Sonatype has launched Insight Application Health Check, an application component analysis designed to assess the integrity of open-source components at every phase of the software lifecycle. As a Component Lifecycle Management (CLM) player, the company says that this is a means of understanding the potential risks and opportunities associated with each component in use.
NOTE: The company says its services go deep to find flawed components, even when they’re hidden in an application’s dependency tree.
Citing figures which report that more than 80 percent of a typical Java application is assembled from existing open-source components and frameworks, Sonatype warns that “most organizations” have only a limited understanding of the true composition of their most critical applications — which can leave them exposed to potential security, quality, and intellectual property risks.
These tools are intended for both individual developer, compliance officers (if they exist), or other “application lifecycle stakeholder”, which is vendor language for “anybody at all”. The on-demand service works to analyze the composition of software applications and show visibility into previously unknown risks caused by incorporating what Sonatype wants to label as “problematic” open-source components.

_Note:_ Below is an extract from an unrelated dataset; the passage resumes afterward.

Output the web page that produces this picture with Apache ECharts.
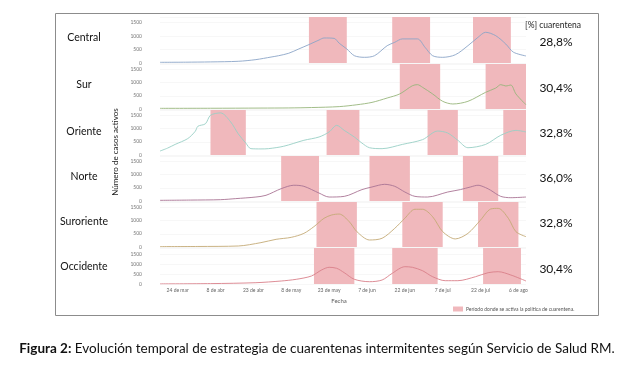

Users can generate a free summary report that provides a breakdown of every component in the application and alerts them to potential security and licensing problems. To drill down and explore specific vulnerabilities, there is a cost.
“Up until now, organizations either had to deal with technical and business risks or invest in expensive and cumbersome scanning technologies and consulting engagements,” said Wayne Jackson, CEO of Sonatype. “Now they have an
affordable alternative that yields results in minutes versus days and weeks.”
All Sonatype CLM products leverage the Central Repository — the software industry’s repository for open-source software (OSS) components used by more than 60,000 organizations and containing more than 400,000 Java components from all major open-source projects.
As independent as this is, Sonatype is in fact the principal caretaker of the Central Repository.